Under the plan, Britain will become a 50% shareholder in the Sizewell C nuclear project under a deal with its owner EDF.
This will allow them to buy out a Chinese backer, China General Nuclear (CGN), and (ministers hope) attract new investment to the project.
The £700m stake is the first state backing of a UK nuclear project in over 30 years
Ministers said the move, first announced in Jeremy Hunt’s autumn statement, would create 10,000 highly skilled jobs, provide reliable low-carbon power to the equivalent of 6m homes for more than 50 years and would help secure UK energy security.
The government also said it would set up an arm’s-length body, Great British Nuclear, which would develop a pipeline of nuclear projects beyond Sizewell C.
Her’s the full story:
Higher interest rates also chilled the UK housing market last month, pushing down mortgage applications.
The Bank of England’s base rate is now 3%, up from 0.1% a year ago – and expected to hit 4.5% by next summer.
Ashley Webb of Capital Economics, which expects a 12% peak-to-trough fall in house prices, predicts the slowdown will worsen:
Overall, with high inflation and further rate hikes (from 3.00% now to 4.50%) set to squeeze households’ finances further and reduce the demand for credit, we think housing market activity will fall sharply from here and real GDP will decline by 2% during a recession.
The value of mortgage lending within the UK has also fallen, to its lowest level in nearly a year.
Net borrowing of mortgage debt by individuals decreased from £5.9bn to below £4.0bn in october, the lowest reading since November 2021.

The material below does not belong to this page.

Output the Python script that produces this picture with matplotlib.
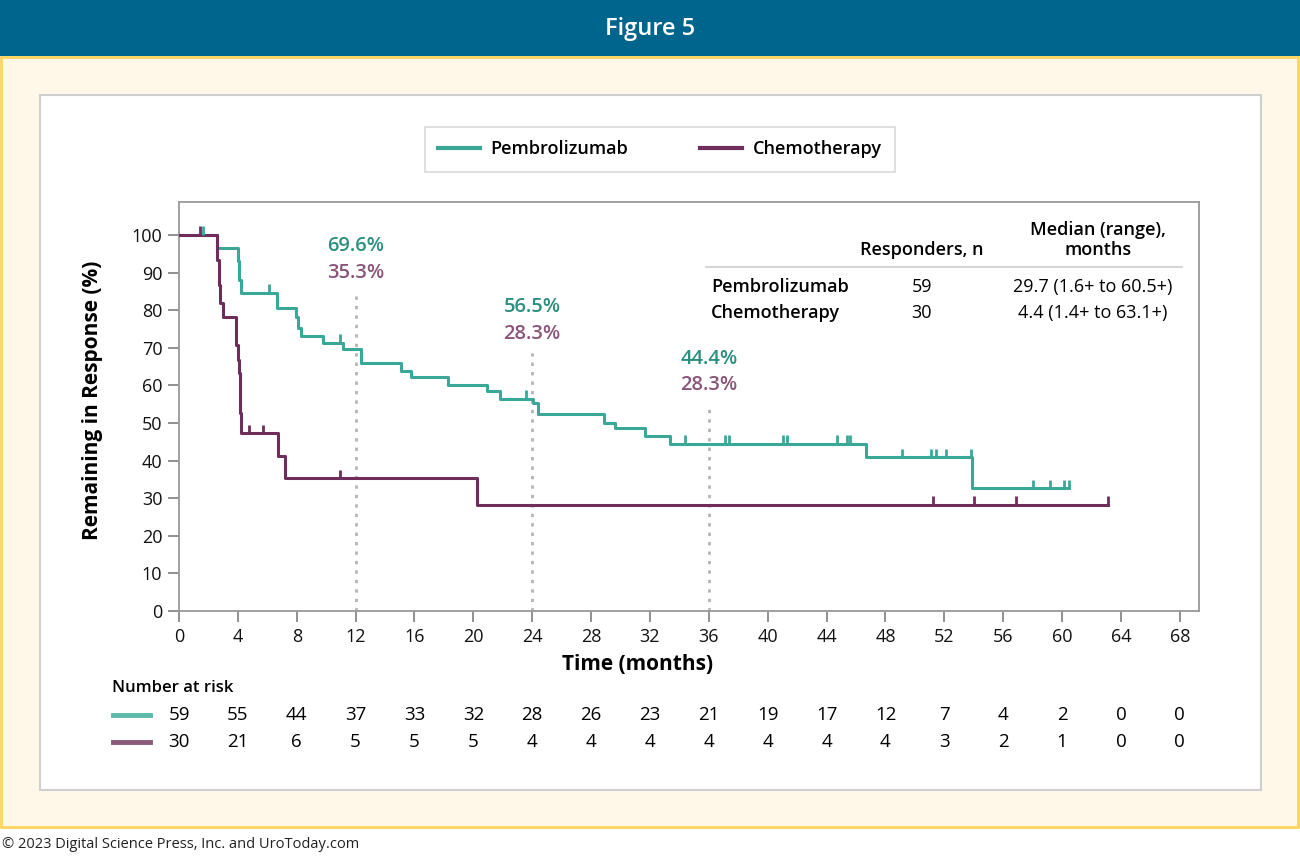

The sharp drop in UK mortgage approvals last month is the latest sign that the housing market, and the wider economy, is slowing.
Karim Haji, UK head of financial services at KPMG, says:
It’s not hugely surprising, being a combination of the higher rates attached to products on the market, which have made them less affordable for many, and caution among consumers about taking on large new financial commitments in such a gloomy environment.